Thursday, July 9, 2026
- World events in the tumultuous last weeks of May – with India testing nuclear weapons, Indonesia tottering on the verge of collapse and the historic peace vote in Ireland – certainly hit the headlines in the United States. But for millions of Americans, the biggest story of the month was the fate of four popular television characters famous for conducting idle conversation.
The weekly TV show ‘Seinfeld’ ended its nine-year run on the National Broadcasting Company (NBC) and attracted an audience of 73 million to witness the sight of the comedian Jerry Seinfeld and his three friends locked in jail, chatting about how to button a shirt.
It was an appropriate send-off to four characters who had built a huge following among TV viewers throughout the 1990s despite their obnoxious behaviour: Seinfeld’s musing, finicky Jerry; Jason Alexander’s selfish, crabby George; Julia Louis- Dreyfus’s frantic, sarcastic Elaine; and Michael Richards’s cosmically loony Kramer.
Seinfeld, who intends to leave Tv to return to stand-up comedy rotines, announced in December that he was ending the show which he created with Larry David – and on which he served as executive producer as well as leading actor.
In the five months since then, NBC orchestrated a mountain of hype around a show so obsessed with the minutiae of life – dating etiquette, eating quirks and the petty annoyances of New York City – that The Washington Post took pains to identify articles as ‘Seinfeld-free’.
From the cover of magazines like Time and Rolling Stone to the 35-foot-high video screen in New York’s Times Square – where some 200 people watched the ‘Seinfeld’ finale on May 14 – the publicity surrounding the demise of the show was unavoidable.
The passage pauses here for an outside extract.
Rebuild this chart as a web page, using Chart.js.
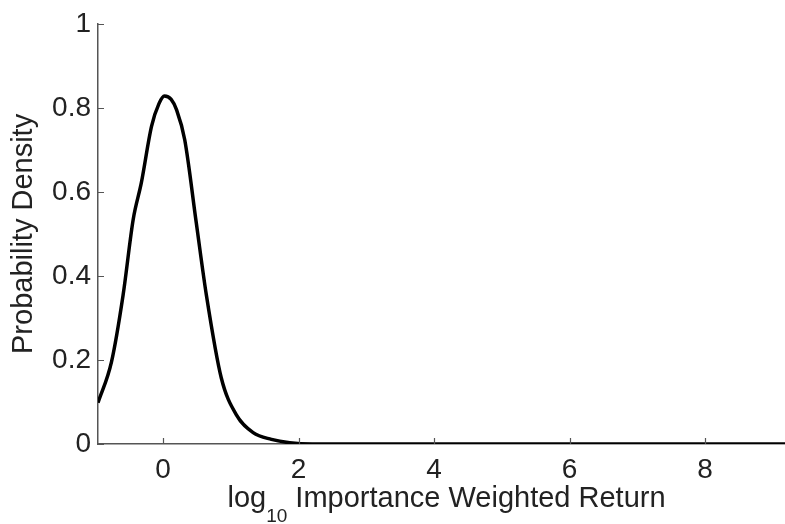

The hype led to one of the most-watched television events in the annals of U.S. broadcasting – beisdes the 73 million – or nearly a third of all Americans – who watched the last episode, millions tuned in again when it was aired six nights later.
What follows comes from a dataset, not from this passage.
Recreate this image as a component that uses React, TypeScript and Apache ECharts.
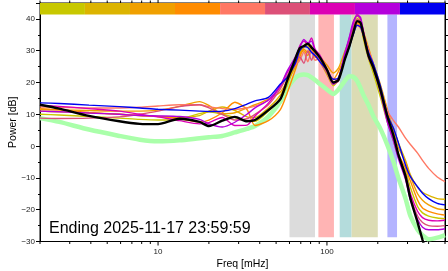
import React, { useEffect, useRef } from 'react';
import * as echarts from 'echarts';

const X_MIN = 2;
const X_MAX = 500;
const Y_MIN = -30;
const Y_MAX = 45;

const FREQ = [2, 2.6, 3.9, 5.9, 7.8, 10, 13.4, 17.6, 20, 24, 28.5, 33.6, 37.5, 45, 53, 58, 65, 69, 73, 77, 81, 85, 91, 100, 109, 117, 128, 136, 143, 151, 158, 164, 176, 188, 207, 228, 248, 265, 292, 312, 344, 368, 400, 450, 500];

const DAY_COLORS = ['#c8c800', '#dcb400', '#f0a000', '#ff8c00', '#ff7864', '#dc5078', '#dc00b4', '#b400dc', '#0000f0'];

const OLIVE = [10.0, 9.8, 9.3, 8.8, 8.4, 8.2, 8.5, 10.2, 10.8, 10.0, 9.0, 8.0, 7.8, 11.0, 15.0, 19.0, 26.0, 29.5, 31.5, 32.5, 31.0, 29.0, 26.5, 22.5, 19.0, 21.0, 29.5, 34.0, 38.0, 41.0, 39.5, 34.0, 27.5, 23.0, 15.5, 7.5, 1.5, -3.5, -8.0, -13.0, -19.0, -21.0, -22.0, -22.6, -22.8];
const GOLD = [11.0, 10.8, 10.4, 10.0, 9.6, 9.3, 9.0, 9.6, 11.0, 12.3, 11.2, 9.2, 9.0, 12.0, 16.0, 20.0, 25.0, 29.0, 31.0, 31.5, 30.0, 29.5, 27.0, 23.0, 20.0, 21.5, 29.0, 33.5, 37.0, 40.0, 39.0, 35.0, 28.5, 24.5, 18.5, 10.5, 5.5, 1.0, -4.5, -9.0, -13.0, -14.5, -15.5, -16.5, -16.7];
const ORANGE = [11.5, 11.4, 11.2, 11.0, 11.0, 11.3, 12.5, 14.0, 12.8, 10.2, 10.5, 12.0, 13.0, 14.8, 17.0, 20.5, 26.0, 29.0, 30.0, 28.5, 31.0, 29.0, 28.0, 25.5, 23.0, 24.5, 30.0, 33.0, 36.0, 38.5, 37.5, 36.0, 31.0, 26.0, 19.5, 11.5, 4.5, -0.5, -5.0, -9.5, -15.0, -17.0, -18.5, -19.7, -20.0];
const DARKORANGE = [11.8, 11.4, 10.6, 10.0, 9.6, 9.3, 8.6, 7.6, 8.2, 10.5, 13.8, 11.5, 6.5, 8.0, 11.5, 16.5, 24.0, 28.0, 30.5, 29.5, 31.5, 28.0, 27.5, 24.0, 21.0, 23.5, 28.0, 31.5, 35.5, 39.0, 38.0, 34.5, 29.0, 25.0, 18.0, 9.5, 3.0, -2.5, -7.0, -11.0, -17.0, -19.5, -20.5, -21.3, -21.7];
const SALMON = [12.3, 12.2, 12.0, 12.0, 12.2, 12.6, 13.0, 13.0, 12.4, 11.8, 11.6, 12.0, 12.6, 14.5, 18.5, 22.0, 25.5, 27.0, 29.5, 26.5, 30.0, 27.0, 27.5, 24.0, 21.0, 21.5, 28.5, 32.0, 35.5, 38.0, 37.0, 35.0, 30.5, 26.0, 18.0, 11.0, 8.0, 6.0, 2.5, 0.5, -2.2, -4.5, -7.0, -9.7, -11.2];
const PINK = [8.8, 8.7, 8.8, 9.2, 10.0, 11.0, 12.4, 13.0, 12.0, 10.0, 8.2, 8.6, 10.0, 13.0, 18.0, 22.0, 26.5, 28.0, 26.0, 30.0, 27.0, 29.5, 26.5, 23.0, 19.5, 20.5, 28.5, 33.0, 37.5, 40.0, 39.0, 35.5, 28.5, 25.0, 17.5, 8.5, 2.0, -3.5, -10.0, -16.0, -22.0, -24.0, -25.0, -25.2, -25.0];
const MAGENTA = [12.8, 12.5, 11.8, 11.0, 10.0, 9.2, 8.0, 7.0, 7.4, 9.0, 6.5, 6.6, 9.5, 13.5, 19.0, 23.0, 27.0, 31.5, 33.0, 32.0, 34.0, 30.5, 28.5, 24.0, 20.0, 21.0, 29.0, 34.0, 38.5, 41.5, 40.0, 36.5, 29.0, 25.5, 18.0, 8.0, 2.5, -3.0, -9.0, -15.0, -20.5, -22.5, -23.3, -23.5, -23.3];
const PURPLE = [11.0, 10.8, 10.4, 10.0, 9.6, 9.5, 9.3, 8.4, 7.0, 6.0, 7.5, 10.0, 12.0, 14.5, 19.0, 23.5, 28.0, 31.0, 33.5, 32.5, 33.0, 30.0, 28.0, 24.0, 19.5, 21.0, 29.5, 34.5, 39.0, 41.0, 40.5, 36.0, 28.0, 24.5, 17.0, 7.5, 1.5, -4.0, -10.5, -17.0, -23.0, -25.5, -26.3, -26.3, -26.0];
const BLUE = [13.6, 13.4, 12.9, 12.4, 12.0, 11.6, 11.3, 11.0, 10.9, 11.0, 11.8, 13.2, 14.2, 15.3, 19.5, 21.5, 26.0, 30.0, 31.3, 31.0, 29.5, 28.5, 26.5, 24.0, 21.0, 21.5, 27.5, 31.5, 35.0, 38.0, 37.5, 35.0, 29.5, 26.0, 19.0, 9.8, 5.5, 1.0, -6.0, -9.6, -12.8, -14.8, -16.5, -18.0, -18.5];
const DAYS = [OLIVE, GOLD, ORANGE, DARKORANGE, SALMON, PINK, MAGENTA, PURPLE, BLUE];

const MEAN = [13.0, 11.8, 9.5, 7.8, 7.0, 6.9, 8.6, 7.6, 6.3, 8.0, 9.2, 7.8, 8.2, 11.3, 14.8, 20.5, 27.5, 30.8, 31.5, 32.2, 31.0, 29.8, 27.8, 24.0, 20.0, 20.8, 27.5, 31.5, 35.5, 39.3, 38.8, 35.5, 28.5, 24.8, 17.8, 9.3, 3.2, -2.7, -9.5, -16.5, -24.0, -29.5, -36.0, -45.0, -50.0];
const NOISE = [8.8, 7.6, 5.2, 3.2, 2.0, 1.5, 1.8, 2.5, 2.8, 3.2, 4.3, 5.4, 6.3, 9.3, 14.0, 18.0, 21.5, 22.3, 22.5, 22.3, 21.6, 20.8, 19.5, 17.8, 16.4, 17.8, 20.6, 22.0, 21.8, 20.5, 18.3, 16.2, 13.0, 9.5, 5.5, 0.3, -5.0, -10.0, -16.5, -22.0, -26.3, -28.0, -29.3, -28.8, -28.0];

const BAND_LO = [60, 89, 119, 140, 228];
const BAND_HI = [85, 110, 140, 200, 260];
const BAND_COLORS = ['#dcdcdc', '#ffb4b4', '#b4dcdc', '#dcdcb4', '#b4b4ff'];
const BAND_Y_TOP = 41.4;
const BAND_Y_BOTTOM = -28.7;

const DAYBAR_EDGES = [2, 3.69, 6.82, 12.6, 23.3, 43.0, 79.3, 146.5, 270.5, 500];
const DAYBAR_Y_BOTTOM = 41.4;

const TICK_FREQS = [2, 3, 4, 5, 6, 7, 8, 9, 10, 20, 30, 40, 50, 60, 70, 80, 90, 100, 200, 300, 400, 500];
const LABEL_FREQS = [10, 100];

const CAPTION = 'Ending 2025-11-17 23:59:59';

const FONT = 'Liberation Sans, Arial, Helvetica, sans-serif';

export default function App() {
  const ref = useRef<HTMLDivElement>(null);
  useEffect(() => {
    const chart = echarts.init(ref.current as HTMLDivElement, null, { renderer: 'svg' });

    const lineSeries = (data: number[], color: string, width: number, z: number) => ({
      type: 'line',
      data: FREQ.map((f, i) => [f, data[i]]),
      showSymbol: false,
      symbol: 'none',
      smooth: 0.25,
      clip: true,
      silent: true,
      z,
      lineStyle: { color, width },
      itemStyle: { color },
    });

    const rect = (api: any, lo: number, hi: number, yTop: number, yBot: number, fill: string) => {
      const a = api.coord([lo, yTop]);
      const b = api.coord([hi, yBot]);
      return {
        type: 'rect',
        shape: { x: a[0], y: a[1], width: b[0] - a[0], height: b[1] - a[1] },
        style: { fill },
      };
    };

    const option: any = {
      animation: false,
      grid: {
        left: 40, right: 3, top: 3, bottom: 29.5,
        containLabel: false,
        outerBoundsMode: 'none',
        show: true, borderColor: '#000', borderWidth: 1, backgroundColor: 'transparent',
      },
      xAxis: {
        type: 'log',
        logBase: 10,
        min: X_MIN,
        max: X_MAX,
        name: 'Freq [mHz]',
        nameLocation: 'middle',
        nameGap: 16,
        nameMoveOverlap: false,
        nameTextStyle: { fontSize: 10.5, color: '#000', fontFamily: FONT, verticalAlign: 'top' },
        axisLine: { show: true, onZero: false, lineStyle: { color: '#000', width: 1 } },
        axisTick: { show: false },
        splitLine: { show: false },
        axisLabel: {
          fontSize: 8,
          color: '#222',
          fontFamily: FONT,
          margin: 5.5,
          formatter: (v: number) => {
            const hit = LABEL_FREQS.find((f) => Math.abs(f - v) < 1e-6 * f);
            return hit ? String(hit) : '';
          },
        },
      },
      yAxis: [
        {
          type: 'value',
          min: Y_MIN,
          max: Y_MAX,
          interval: 10,
          name: 'Power [dB]',
          nameLocation: 'middle',
          nameGap: 23,
          nameMoveOverlap: false,
          nameTextStyle: { fontSize: 10.5, color: '#000', fontFamily: FONT },
          axisLine: { show: true, onZero: false, lineStyle: { color: '#000', width: 1 } },
          axisTick: { show: true, length: 4, lineStyle: { color: '#000' } },
          minorTick: { show: true, splitNumber: 2, length: 2, lineStyle: { color: '#000' } },
          splitLine: { show: false },
          axisLabel: {
            fontSize: 8,
            color: '#222',
            fontFamily: FONT,
            margin: 5,
            formatter: (v: number) => (v > 40 ? '' : String(v).replace('-', '\u2212')),
          },
        },
        {
          type: 'value',
          position: 'right',
          min: Y_MIN,
          max: Y_MAX,
          interval: 5,
          axisLine: { show: true, onZero: false, lineStyle: { color: '#000', width: 1 } },
          axisTick: { show: true, length: 3, lineStyle: { color: '#000' } },
          axisLabel: { show: false },
          splitLine: { show: false },
        },
      ],
      graphic: [
        {
          type: 'text',
          left: 49,
          top: 219,
          z: 100,
          style: { text: CAPTION, fontSize: 16, fontFamily: FONT, fill: '#000' },
        },
      ],
      series: [
        {
          type: 'custom',
          z: 1,
          silent: true,
          data: BAND_LO.map((lo, i) => [lo, BAND_HI[i], i]),
          renderItem: (_p: any, api: any) =>
            rect(api, api.value(0), api.value(1), BAND_Y_TOP, BAND_Y_BOTTOM, BAND_COLORS[api.value(2)]),
        },
        {
          type: 'custom',
          z: 1,
          silent: true,
          data: DAYBAR_EDGES.slice(0, -1).map((lo, i) => [lo, DAYBAR_EDGES[i + 1], i]),
          renderItem: (_p: any, api: any) =>
            rect(api, api.value(0), api.value(1), Y_MAX, DAYBAR_Y_BOTTOM, DAY_COLORS[api.value(2)]),
        },
        lineSeries(NOISE, '#aaffaa', 4.5, 2),
        ...DAYS.map((d, i) => lineSeries(d, DAY_COLORS[i], 1.4, 3)),
        lineSeries(MEAN, '#000000', 2.4, 4),
        {
          type: 'custom',
          z: 10,
          silent: true,
          clip: false,
          data: TICK_FREQS.map((f) => [f, Y_MIN]),
          renderItem: (_p: any, api: any) => {
            const f = api.value(0);
            const major = LABEL_FREQS.some((m) => Math.abs(m - f) < 1e-6 * m);
            const len = major ? 4 : 2.5;
            const b = api.coord([f, Y_MIN]);
            const t = api.coord([f, Y_MAX]);
            return {
              type: 'group',
              children: [
                { type: 'line', shape: { x1: b[0], y1: b[1], x2: b[0], y2: b[1] + len }, style: { stroke: '#000', lineWidth: 1 } },
                { type: 'line', shape: { x1: t[0], y1: t[1], x2: t[0], y2: t[1] - len }, style: { stroke: '#000', lineWidth: 1 } },
              ],
            };
          },
        },
      ],
    };
    chart.setOption(option);
    return () => chart.dispose();
  }, []);
  return <div ref={ref} style={{ position: 'fixed', left: 0, top: 0, width: 448, height: 271 }} />;
}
What they saw showed much of what made the show funny, and quite a bit of what made its demise appropriate, and even a little tardy.
‘Seinfeld’ shared with other comedies – such as Britain’s madcap ‘Monty Python’s Flying Circus’ – a tendency to generate catch phrases and odd characters which quickly latched into the popular imagination. From phrases like “yadda-yadda-yadda” (which could hide a number of thoughts) to “sponge-worthy” (i.e., a mate worthy of the use of a particular contraceptive), the show alternately spoofed and bolstered the slang-heavy world of educated, upper-class New Yorkers.
As the last episode showed, ‘Seinfeld’ complemented its four lead characters with a universe of equally self-absorbed, hostile or simply confused eccentrics, from the porcine postal worker “Newman” (played by Wayne Knight) to bit players like a domineering chef referred to as ‘the Soup Nazi’ (based on real New York soup merchant Al Yeganeh, who gloated about the show’s demise).
Perhaps the most famous recurring concept – and certainly the one most annoyingly repeated in the press – was that it was a show “about nothing”. That line comes from one particularly self- referential plot, in which Jerry and George tried to sell NBC executives a proposal for a TV comedy uncannily similar to the actual ‘Seinfeld’ show: one which, George assured the unconvinced executives, would be about “nothing.”
In fact, ‘Seinfeld’ was a show which offered increasingly complex plots, with each of the four characters involved in separate complications which would become entangled intricately over the course of a half-hour episode. It was about nothing in the same way that Marx Brothers movies were: Unlike most U.S. television, no moral points or need to restore order ever got in the way of the pleasant insanity of the plot.
By the end of the show’s run, with co-creator and lead writer David having left after the seventh season, some of the steam had begin to run out, and the stories were becoming more convoluted: recent story lines about gossipping rabbis and a Puerto Rican Day parade attracted some mild protests, but not that much laughter.
Even the finale seemed off-key, with Jerry, George, Elaine and Kramer on trial in Massachusetts for precisely those character traits which had made them almost endearing: their self-regard, and alternating contempt for and disinterest in other people. Arrested under a “Good Samaritan” law for not helping a man who is being robbed, the four confront a Kenneth Starr-style prosecutor who – in a Clintonian moment – puts their character on trial. Naturally, it ends badly for them.
As a send-off, the finale at least shared the sour mood of many of the funniest ‘Seinfeld’ episode – no previous U.S. television show has ever resolved its plot by summarily condemning its cast to prison. Also, it offered a witty image of the sort of prison that Jerry Seinfeld must have felt the weekly schedule of his successful comedy had become.
But it leaves open a scary question: If the cast members ever decide to tire of their post-‘Seinfeld’ career track, will the four inmates simply end their sentence and come back?